Gestern hat in der kleinen niederösterreichischen Landeshauptstadt das Verfahren begonnen, das sie in Österreich "Jahrhundertprozess" nennen, die Strafsache gegen Josef Fritzl, einst Techniker, Immobilienmakler und respektierter Bürger von Amstetten. 24 Jahre lang soll der Mann seine Tochter in einem Verlies unter seinem Haus eingekerkert haben, sie Tausende Male vergewaltigt und sieben Kinder mit ihr gezeugt haben. Eines von ihnen starb zwei Tage nach der Geburt. Die Anklage wirft Fritzl vor, der Junge hätte überleben können, wenn sein Vater und gleichzeitig Großvater ihm nicht die Hilfe verweigert hätte. Deshalb muss sich Fritzl nicht nur wegen Sklaverei, Vergewaltigung, schwerer Nötigung und Blutschande verantworten, sondern auch wegen Mordes durch Unterlassung.

Fritzls heller Anzug ist ihm in den elf Monaten Haft ein wenig zu groß geworden. Den Ordner legt er erst vor sich auf den Tisch, als die Richterin die Fotografen bittet, den Saal zu verlassen. Während sie dann die Geschworenen vereidigt und Fritzls Personalien aufnimmt, rutscht der Angeklagte ein paarmal auf seinem Stuhl hin und her, aber er rührt sich nicht mehr, als die Staatsanwältin mit ihrem Vortrag beginnt.

Christiane Burkheiser ist entschlossen, das Verbrechen, das alle "unfassbar" nennen, für die Geschworenen nachvollziehbar zu machen. Sie hat Striche an die Türen des Gerichtssaals malen lassen. Einen in 1,77 Meter Höhe - so hoch war das Verlies. Einen in 1,22 Meter Höhe - so hoch war die Dusche. Sie sagt, dass Josef Fritzls Tochter die ersten neun Jahre auf elf Quadratmetern lebte, zeitweise mit drei Kindern.

Die Staatsanwältin braucht ungefähr eine dreiviertel Stunde, um das Martyrium von Fritzls Tochter zusammenzufassen. Sie beschreibt, wie er sie ankettete, wie er sie wie sein Eigentum behandelte, wie sie ohne Hilfe ihre Kinder zur Welt brachte. Manchmal springt sie von einer Grausamkeit Jahre weiter zur nächsten, und dann sagt sie: "Und wissen Sie, was in den zwei Jahren dazwischen war?
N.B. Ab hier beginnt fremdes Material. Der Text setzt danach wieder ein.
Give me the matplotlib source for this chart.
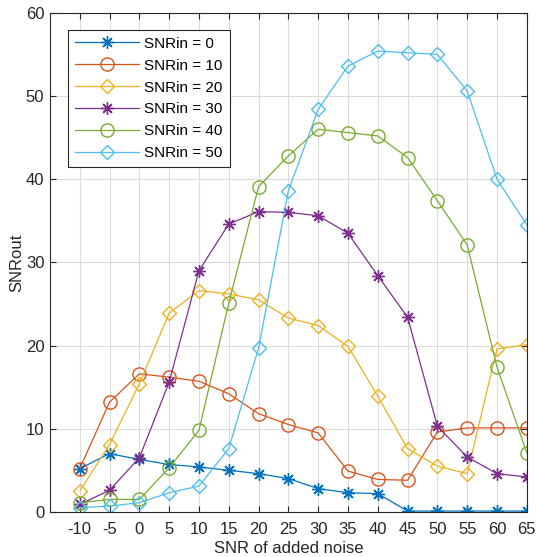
import numpy as np
import matplotlib.pyplot as plt

plt.rcParams['font.family'] = ['Liberation Sans', 'DejaVu Sans']
plt.rcParams['axes.unicode_minus'] = False

# noise levels on the x axis
snr_noise = [-10, -5, 0, 5, 10, 15, 20, 25, 30, 35, 40, 45, 50, 55, 60, 65]

# SNRout, one list per input SNR
snr_in_0 = [5.2, 7.0, 6.3, 5.7, 5.4, 5.0, 4.6, 4.0, 2.8, 2.3, 2.2, 0.1, 0.1, 0.1, 0.1, 0.1]
snr_in_10 = [5.2, 13.2, 16.6, 16.2, 15.7, 14.2, 11.8, 10.5, 9.5, 4.9, 3.9, 3.8, 9.6, 10.1, 10.1, 10.1]
snr_in_20 = [2.5, 8.1, 15.4, 23.9, 26.6, 26.2, 25.5, 23.3, 22.4, 19.9, 13.9, 7.6, 5.5, 4.6, 19.6, 20.1]
snr_in_30 = [0.9, 2.6, 6.5, 15.6, 29.0, 34.6, 36.1, 36.0, 35.6, 33.5, 28.4, 23.4, 10.3, 6.6, 4.6, 4.2]
snr_in_40 = [1.1, 1.5, 1.5, 5.3, 9.8, 25.1, 39.1, 42.8, 46.0, 45.6, 45.2, 42.6, 37.4, 32.1, 17.4, 7.1]
snr_in_50 = [0.5, 0.7, 1.1, 2.3, 3.1, 7.6, 19.7, 38.6, 48.4, 53.6, 55.4, 55.2, 55.0, 50.6, 40.0, 34.5]

labels = ['SNRin = 0', 'SNRin = 10', 'SNRin = 20', 'SNRin = 30', 'SNRin = 40', 'SNRin = 50']
series = [snr_in_0, snr_in_10, snr_in_20, snr_in_30, snr_in_40, snr_in_50]

# matlab default colour order
colors = ['#0072BD', '#D95319', '#EDB120', '#7E2F8E', '#77AC30', '#4DBEEE']
markers = [(8, 2, 0), 'o', 'D', (8, 2, 0), 'o', 'D']
msizes = [9, 9.5, 7.5, 9, 9.5, 7.5]

fig = plt.figure(figsize=(5.37, 5.57), dpi=100)
ax = fig.add_axes([0.093, 0.081, 0.888, 0.896])

for y, lab, c, m, ms in zip(series, labels, colors, markers, msizes):
    ax.plot(snr_noise, y, color=c, marker=m, markersize=ms, markerfacecolor='none',
            markeredgecolor=c, markeredgewidth=1.0, linewidth=0.9, label=lab)

ax.set_xlim(-15, 65)
ax.set_ylim(0, 60)
ax.set_xticks(snr_noise)
ax.set_yticks(np.arange(0, 61, 10))
ax.grid(True, color='#dcdcdc', linewidth=0.8)
ax.set_axisbelow(True)
ax.tick_params(direction='in', labelsize=12, colors='#262626', length=4,
               top=True, right=True, labeltop=False, labelright=False)
ax.tick_params(axis='x', pad=7)
ax.tick_params(axis='y', pad=4)
for s in ax.spines.values():
    s.set_color('#262626')
    s.set_linewidth(0.8)

ax.set_xlabel('SNR of added noise', fontsize=12, color='#262626', labelpad=3)
ax.set_ylabel('SNRout', fontsize=12, color='#262626', labelpad=1)

leg = ax.legend(loc='upper left', bbox_to_anchor=(0.0377, 0.966), borderaxespad=0,
                fontsize=11, handlelength=4.2, handletextpad=0.35, borderpad=0.45,
                labelspacing=0.52, fancybox=False, framealpha=1, edgecolor='#262626')
leg.get_frame().set_linewidth(0.8)

fig.savefig('out.png', dpi=100)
Licht aus, Vergewaltigung, Licht ein, Schimmel, Licht aus, Vergewaltigung, Licht ein, Geburt, Licht aus, Vergewaltigung, Licht ein, Kindsweglegung, Licht aus, Ungewissheit." Die Geschworenen haben sich fast alle in ihren Klappstühlen zurückgelehnt und die Arme verschränkt, als der Verteidiger von Fritzl zu seiner Replik ansetzt. Sein Mandant sei kein "Monster", sagt er. Außergewöhnlich an diesem Fall sei nicht die Einkerkerung oder der Inzest, sondern dass sich da jemand eine Zweitfamilie aufgebaut habe. Ganz am Ende, nachdem er die strittigen Anklagepunkte genannt hat, Mord und Sklaverei, lehnt Mayer sich vor und sagt: "Bitte fragen Sie sich: Was hat er zweifelsfrei gemacht? Und erst daraus ergibt sich dann das Strafmaß." Während er sich wieder hinsetzt, richtet sich Josef Fritzl auf in seinem Stuhl. Als nächstes ist er dran. Seine Hände zittern. Die Richterin verliest noch einmal die Anklagepunkte. Blutschande? "Schuldig." Nötigung? "Schuldig."
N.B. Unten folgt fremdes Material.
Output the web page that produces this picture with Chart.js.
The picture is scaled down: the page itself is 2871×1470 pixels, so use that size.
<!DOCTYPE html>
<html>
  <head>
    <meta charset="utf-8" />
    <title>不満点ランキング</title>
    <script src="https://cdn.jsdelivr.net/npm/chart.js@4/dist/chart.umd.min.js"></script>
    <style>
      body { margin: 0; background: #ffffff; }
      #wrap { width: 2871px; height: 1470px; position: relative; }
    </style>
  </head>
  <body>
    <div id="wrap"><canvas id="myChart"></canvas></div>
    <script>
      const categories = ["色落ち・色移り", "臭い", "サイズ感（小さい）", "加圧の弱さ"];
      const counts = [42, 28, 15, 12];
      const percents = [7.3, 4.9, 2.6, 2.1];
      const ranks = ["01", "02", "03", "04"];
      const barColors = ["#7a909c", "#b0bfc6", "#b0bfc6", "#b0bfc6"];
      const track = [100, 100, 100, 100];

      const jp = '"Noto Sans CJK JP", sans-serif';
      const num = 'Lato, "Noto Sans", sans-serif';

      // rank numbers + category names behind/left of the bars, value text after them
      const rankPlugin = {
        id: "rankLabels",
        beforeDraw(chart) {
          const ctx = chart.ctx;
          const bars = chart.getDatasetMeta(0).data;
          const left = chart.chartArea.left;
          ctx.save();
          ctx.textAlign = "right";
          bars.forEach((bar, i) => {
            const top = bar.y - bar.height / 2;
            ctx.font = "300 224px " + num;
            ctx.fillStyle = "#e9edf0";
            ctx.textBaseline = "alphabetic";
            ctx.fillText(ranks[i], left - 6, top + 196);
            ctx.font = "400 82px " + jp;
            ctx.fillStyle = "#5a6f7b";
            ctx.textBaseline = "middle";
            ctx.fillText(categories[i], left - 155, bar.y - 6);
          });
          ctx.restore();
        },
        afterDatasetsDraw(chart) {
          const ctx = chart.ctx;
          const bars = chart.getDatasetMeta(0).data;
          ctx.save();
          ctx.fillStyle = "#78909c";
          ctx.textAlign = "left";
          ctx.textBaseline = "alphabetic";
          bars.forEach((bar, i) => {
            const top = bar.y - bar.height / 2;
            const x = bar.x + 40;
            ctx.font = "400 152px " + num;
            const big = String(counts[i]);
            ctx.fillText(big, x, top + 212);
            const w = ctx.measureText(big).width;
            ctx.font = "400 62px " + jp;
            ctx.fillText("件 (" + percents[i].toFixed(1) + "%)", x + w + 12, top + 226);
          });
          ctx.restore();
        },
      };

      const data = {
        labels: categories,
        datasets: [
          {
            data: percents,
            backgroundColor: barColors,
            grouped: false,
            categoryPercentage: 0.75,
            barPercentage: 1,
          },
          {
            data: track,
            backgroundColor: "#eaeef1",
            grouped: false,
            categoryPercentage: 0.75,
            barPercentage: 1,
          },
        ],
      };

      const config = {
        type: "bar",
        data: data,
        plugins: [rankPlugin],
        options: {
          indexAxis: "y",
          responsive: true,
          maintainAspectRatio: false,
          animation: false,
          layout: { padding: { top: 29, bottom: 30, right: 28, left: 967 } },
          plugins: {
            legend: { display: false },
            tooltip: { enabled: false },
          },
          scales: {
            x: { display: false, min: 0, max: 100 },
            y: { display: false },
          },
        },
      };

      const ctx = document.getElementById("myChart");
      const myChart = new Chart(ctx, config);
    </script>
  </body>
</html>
Freiheitsentziehung? "Schuldig." Vergewaltigung? "Teilschuldig." Sklavenhandel? "Nicht schuldig." Mord durch Unterlassen? "Nicht schuldig." Fritzl redet nicht laut, aber so, als wäre er es gewöhnt, dass man ihm zuhört. Er korrigiert die Richterin oft, als sie mit ihm seine Lebensgeschichte durchgeht. Aber er setzt nur ein einziges Mal zu so etwas wie einer Verteidigung an. Als es um das erste Inzestkind geht, das er vor seinem Haus ablegte, sagt er: "Sie ist ja dann ins Spital gekommen, deswegen hab ich sie ja raufgeholt."
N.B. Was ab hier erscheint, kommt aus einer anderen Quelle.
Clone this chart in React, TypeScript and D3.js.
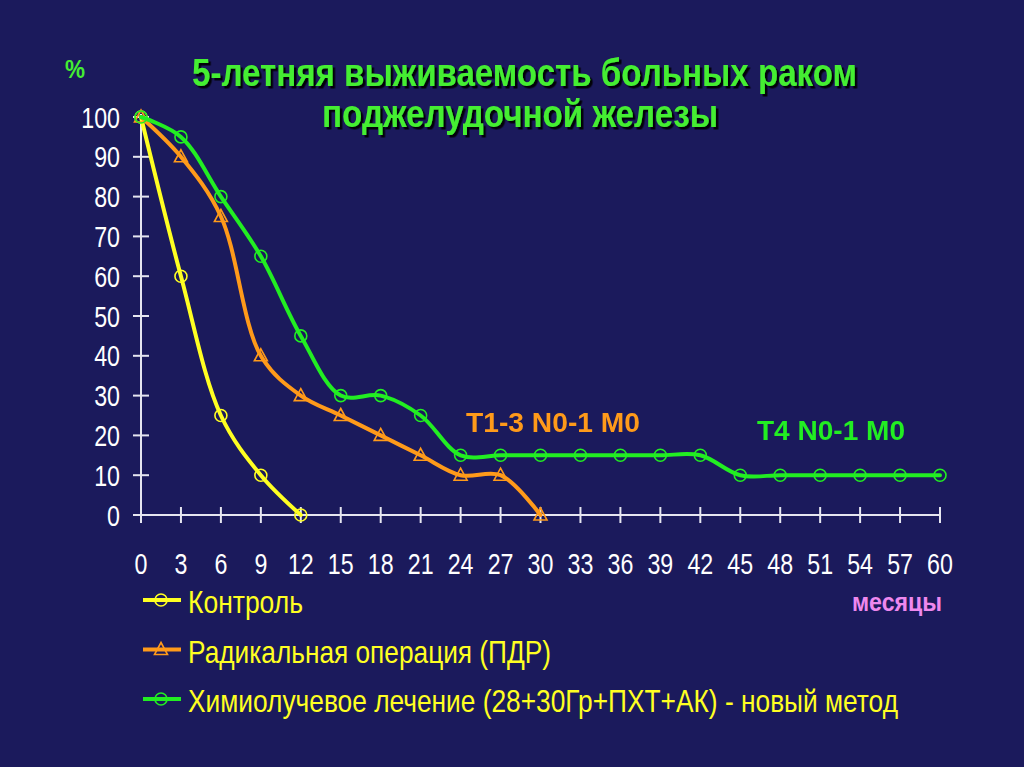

Was die psychiatrische Gutachterin über Fritzl zu sagen hat, soll die Öffentlichkeit nicht hören, genauso wenig wie seine weiteren Aussagen. Das beschließt das Gericht eineinhalb Stunden nach Beginn der Verhandlungen. Auch heute soll der Prozess ohne Öffentlichkeit fortgesetzt werden.